Alpe d’Huez meanwhile has two different discount offers: buy before 15 September and you get €250 off the full adult price of €790; buy after that and before 15 November and you get €125 off.

The season pass includes several days free skiing also at other Grande Galaxie resorts (Les 2 Alpes, Serre Chevalier, Puy St Vincent, Montgenèvre and the Italian Milky Way), with an interesting twist in that, if you buy at the cheaper rate before 15 September, you get 5 free days in Les 2 Alpes and, if you choose to buy after that, you get 10 free days there.

For the rest, it is a very mixed bag. The Evasion Mont Blanc early bird discount is valid until 15 November so, although it is good to know the rates, I don’t really see any reason to buy much before then. La Clusaz, similarly, has its new rates up and a decent discount if you buy before 1 December.

What is the best timing?

To what extent French resorts’ early bird season pass offers are successful in lifting overall sales is something I hope to research and report on later in the year.

It certainly seems like a good idea to engage with a resort’s summer holiday clientele before the end of their holiday while they are still in the mountains and starting to look forward to when they might next come back… or not.

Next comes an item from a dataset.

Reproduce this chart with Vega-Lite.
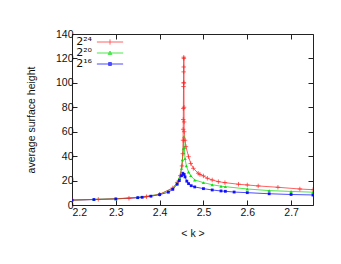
{
  "$schema": "https://vega.github.io/schema/vega-lite/v6.json",
  "width": 241,
  "height": 171,
  "autosize": {"type": "none"},
  "padding": {"left": 72, "top": 34, "right": 28, "bottom": 59},
  "background": "white",
  "config": {
    "font": "Liberation Sans",
    "view": {"stroke": "#222", "strokeWidth": 1},
    "axis": {
      "grid": false,
      "domain": false,
      "tickSize": -5,
      "tickColor": "#222",
      "tickWidth": 1,
      "labelFont": "Liberation Sans",
      "labelFontSize": 10.5,
      "labelColor": "#111",
      "titleFont": "Liberation Sans",
      "titleFontSize": 10.5,
      "titleFontWeight": "normal",
      "titleColor": "#111"
    }
  },
  "data": {
    "values": [
      {"k": 2.2, "h": 4.0, "s": "2^16"},
      {"k": 2.25, "h": 4.5, "s": "2^16"},
      {"k": 2.3, "h": 5.0, "s": "2^16"},
      {"k": 2.35, "h": 6.0, "s": "2^16"},
      {"k": 2.36, "h": 6.3, "s": "2^16"},
      {"k": 2.38, "h": 7.2, "s": "2^16"},
      {"k": 2.4, "h": 8.5, "s": "2^16"},
      {"k": 2.42, "h": 10.5, "s": "2^16"},
      {"k": 2.43, "h": 12.8, "s": "2^16"},
      {"k": 2.44, "h": 17, "s": "2^16"},
      {"k": 2.445, "h": 20, "s": "2^16"},
      {"k": 2.45, "h": 24, "s": "2^16"},
      {"k": 2.453, "h": 26, "s": "2^16"},
      {"k": 2.456, "h": 25, "s": "2^16"},
      {"k": 2.458, "h": 23, "s": "2^16"},
      {"k": 2.462, "h": 19.5, "s": "2^16"},
      {"k": 2.466, "h": 17.5, "s": "2^16"},
      {"k": 2.472, "h": 15.8, "s": "2^16"},
      {"k": 2.48, "h": 14.8, "s": "2^16"},
      {"k": 2.5, "h": 13.4, "s": "2^16"},
      {"k": 2.52, "h": 12.3, "s": "2^16"},
      {"k": 2.54, "h": 11.5, "s": "2^16"},
      {"k": 2.55, "h": 11.2, "s": "2^16"},
      {"k": 2.57, "h": 10.6, "s": "2^16"},
      {"k": 2.6, "h": 10.1, "s": "2^16"},
      {"k": 2.65, "h": 9.2, "s": "2^16"},
      {"k": 2.7, "h": 8.6, "s": "2^16"},
      {"k": 2.75, "h": 8.2, "s": "2^16"},

      {"k": 2.2, "h": 4.0, "s": "2^20"},
      {"k": 2.25, "h": 4.6, "s": "2^20"},
      {"k": 2.3, "h": 5.1, "s": "2^20"},
      {"k": 2.35, "h": 6.3, "s": "2^20"},
      {"k": 2.4, "h": 8.7, "s": "2^20"},
      {"k": 2.43, "h": 13.5, "s": "2^20"},
      {"k": 2.44, "h": 18, "s": "2^20"},
      {"k": 2.445, "h": 22, "s": "2^20"},
      {"k": 2.45, "h": 30, "s": "2^20"},
      {"k": 2.452, "h": 37, "s": "2^20"},
      {"k": 2.454, "h": 46, "s": "2^20"},
      {"k": 2.455, "h": 56, "s": "2^20"},
      {"k": 2.456, "h": 47, "s": "2^20"},
      {"k": 2.458, "h": 38, "s": "2^20"},
      {"k": 2.461, "h": 32, "s": "2^20"},
      {"k": 2.466, "h": 27, "s": "2^20"},
      {"k": 2.471, "h": 24, "s": "2^20"},
      {"k": 2.48, "h": 20.5, "s": "2^20"},
      {"k": 2.5, "h": 18.3, "s": "2^20"},
      {"k": 2.52, "h": 16.6, "s": "2^20"},
      {"k": 2.54, "h": 15.4, "s": "2^20"},
      {"k": 2.55, "h": 15.0, "s": "2^20"},
      {"k": 2.6, "h": 13.1, "s": "2^20"},
      {"k": 2.65, "h": 11.8, "s": "2^20"},
      {"k": 2.7, "h": 11.1, "s": "2^20"},
      {"k": 2.75, "h": 10.5, "s": "2^20"},

      {"k": 2.2, "h": 4.0, "s": "2^24"},
      {"k": 2.26, "h": 4.6, "s": "2^24"},
      {"k": 2.33, "h": 5.5, "s": "2^24"},
      {"k": 2.37, "h": 6.8, "s": "2^24"},
      {"k": 2.4, "h": 8.8, "s": "2^24"},
      {"k": 2.43, "h": 14, "s": "2^24"},
      {"k": 2.44, "h": 18.5, "s": "2^24"},
      {"k": 2.447, "h": 24, "s": "2^24"},
      {"k": 2.451, "h": 32, "s": "2^24"},
      {"k": 2.453, "h": 42, "s": "2^24"},
      {"k": 2.4535, "h": 53, "s": "2^24"},
      {"k": 2.4538, "h": 62, "s": "2^24"},
      {"k": 2.454, "h": 70, "s": "2^24"},
      {"k": 2.4542, "h": 79, "s": "2^24"},
      {"k": 2.4545, "h": 97, "s": "2^24"},
      {"k": 2.4547, "h": 100, "s": "2^24"},
      {"k": 2.4549, "h": 109, "s": "2^24"},
      {"k": 2.455, "h": 113, "s": "2^24"},
      {"k": 2.4551, "h": 121, "s": "2^24"},
      {"k": 2.4553, "h": 120, "s": "2^24"},
      {"k": 2.4555, "h": 100, "s": "2^24"},
      {"k": 2.4557, "h": 80, "s": "2^24"},
      {"k": 2.4559, "h": 68, "s": "2^24"},
      {"k": 2.456, "h": 60, "s": "2^24"},
      {"k": 2.458, "h": 53, "s": "2^24"},
      {"k": 2.46, "h": 47.8, "s": "2^24"},
      {"k": 2.466, "h": 39.6, "s": "2^24"},
      {"k": 2.471, "h": 34, "s": "2^24"},
      {"k": 2.477, "h": 30, "s": "2^24"},
      {"k": 2.488, "h": 26, "s": "2^24"},
      {"k": 2.492, "h": 25, "s": "2^24"},
      {"k": 2.5, "h": 23.8, "s": "2^24"},
      {"k": 2.509, "h": 21.9, "s": "2^24"},
      {"k": 2.52, "h": 20.5, "s": "2^24"},
      {"k": 2.534, "h": 19.1, "s": "2^24"},
      {"k": 2.549, "h": 18.3, "s": "2^24"},
      {"k": 2.58, "h": 17.0, "s": "2^24"},
      {"k": 2.6, "h": 16.4, "s": "2^24"},
      {"k": 2.625, "h": 15.6, "s": "2^24"},
      {"k": 2.67, "h": 14.5, "s": "2^24"},
      {"k": 2.72, "h": 13.1, "s": "2^24"},
      {"k": 2.75, "h": 12.5, "s": "2^24"}
    ]
  },
  "layer": [
    {
      "mark": {"type": "line", "strokeWidth": 1, "opacity": 0.7, "clip": true},
      "encoding": {
        "x": {
          "field": "k", "type": "quantitative",
          "scale": {"domain": [2.2, 2.75], "nice": false, "zero": false},
          "axis": {"values": [2.2, 2.3, 2.4, 2.5, 2.6, 2.7], "format": ".1f", "title": "< k >", "labelPadding": 7, "titlePadding": 11}
        },
        "y": {
          "field": "h", "type": "quantitative",
          "scale": {"domain": [0, 140], "nice": false},
          "axis": {"values": [0, 20, 40, 60, 80, 100, 120, 140], "title": "average surface height", "labelPadding": 4, "titlePadding": 19}
        },
        "color": {
          "field": "s", "type": "nominal",
          "scale": {"domain": ["2^24", "2^20", "2^16"], "range": ["#ff2020", "#00dd00", "#0000ff"]},
          "legend": {
            "orient": "none",
            "legendX": 0,
            "legendY": 2,
            "direction": "vertical",
            "title": null,
            "symbolStrokeWidth": 1,
            "symbolOffset": 32,
            "labelOffset": -24,
            "labelAlign": "right",
            "labelFontSize": 11,
            "labelFont": "DejaVu Sans",
            "labelColor": "#111",
            "rowPadding": -10,
            "padding": 0,
            "labelExpr": "datum.value === '2^24' ? '2²⁴' : datum.value === '2^20' ? '2²⁰' : '2¹⁶'"
          }
        },
        "order": {"field": "k", "type": "quantitative"}
      }
    },
    {
      "transform": [{"filter": "false"}],
      "mark": {"type": "point", "filled": true, "strokeWidth": 1},
      "encoding": {
        "color": {"field": "s", "type": "nominal"},
        "stroke": {"field": "s", "type": "nominal", "scale": {"domain": ["2^24", "2^20", "2^16"], "range": ["#ff5050", "#33dd33", "#4444ff"]}},
        "shape": {"field": "s", "type": "nominal", "scale": {"domain": ["2^24", "2^20", "2^16"], "range": ["M-2.5,0H2.5M0,-0.5V0.5", "M-2.5,0H2.5M-0.36,0.27L0,-0.36L0.36,0.27Z", "M-2.5,0H2.5M-0.28,-0.28H0.28V0.28H-0.28Z"]}},
        "size": {"field": "s", "type": "nominal", "scale": {"domain": ["2^24", "2^20", "2^16"], "range": [110, 110, 110]}}
      }
    },
    {
      "transform": [{"filter": "datum.s === '2^24'"}],
      "mark": {"type": "point", "shape": "M-1,0H1M0,-1V1", "size": 20, "filled": false, "stroke": "#ff2020", "strokeWidth": 0.8, "opacity": 0.85, "clip": true},
      "encoding": {
        "x": {"field": "k", "type": "quantitative", "axis": {"orient": "top", "values": [2.2, 2.3, 2.4, 2.5, 2.6, 2.7], "labels": false, "title": null}},
        "y": {"field": "h", "type": "quantitative", "axis": {"orient": "right", "values": [0, 20, 40, 60, 80, 100, 120, 140], "labels": false, "title": null}}
      }
    },
    {
      "transform": [{"filter": "datum.s === '2^20'"}],
      "mark": {"type": "point", "shape": "triangle-up", "size": 11, "filled": true, "fill": "#00dd00", "opacity": 0.9, "clip": true},
      "encoding": {
        "x": {"field": "k", "type": "quantitative", "axis": null},
        "y": {"field": "h", "type": "quantitative", "axis": null}
      }
    },
    {
      "transform": [{"filter": "datum.s === '2^16'"}],
      "mark": {"type": "point", "shape": "square", "size": 8, "filled": true, "fill": "#0000ff", "opacity": 0.9, "clip": true},
      "encoding": {
        "x": {"field": "k", "type": "quantitative", "axis": null},
        "y": {"field": "h", "type": "quantitative", "axis": null}
      }
    }
  ],
  "resolve": {"axis": {"x": "independent", "y": "independent"}}
}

It would also seem to make sense for the resorts with a big international clientele to allow them to plan ahead in a timely way. In the UK, the annual frenzy to snag ski train tickets to the Alps got underway recently and Easyjet flights have been on sale for a while. Yet, at the time of writing this, Val d’Isère was still showing last year’s rates on its website and it was by no means the only one.

Others, including La Plagne, have their rates up but also a message saying online purchase will be possible from this autumn.

Competition is increasingly global

Meanwhile, in the US, you have been able to buy the Epic Pass for 2013-14 since spring, which has 5 days in Verbier included and announced in May that 5 free consecutive days in the Austrian Arlberg (St Anton, St Christoph, Stuben, Zürs, and Lech) are now also included.

The Epic pass

Recent banner for the Epic Pass

That’s globalisation for you, and it will be interesting to see how the marketing of season passes by ski areas in France and, indeed, across Europe, reacts.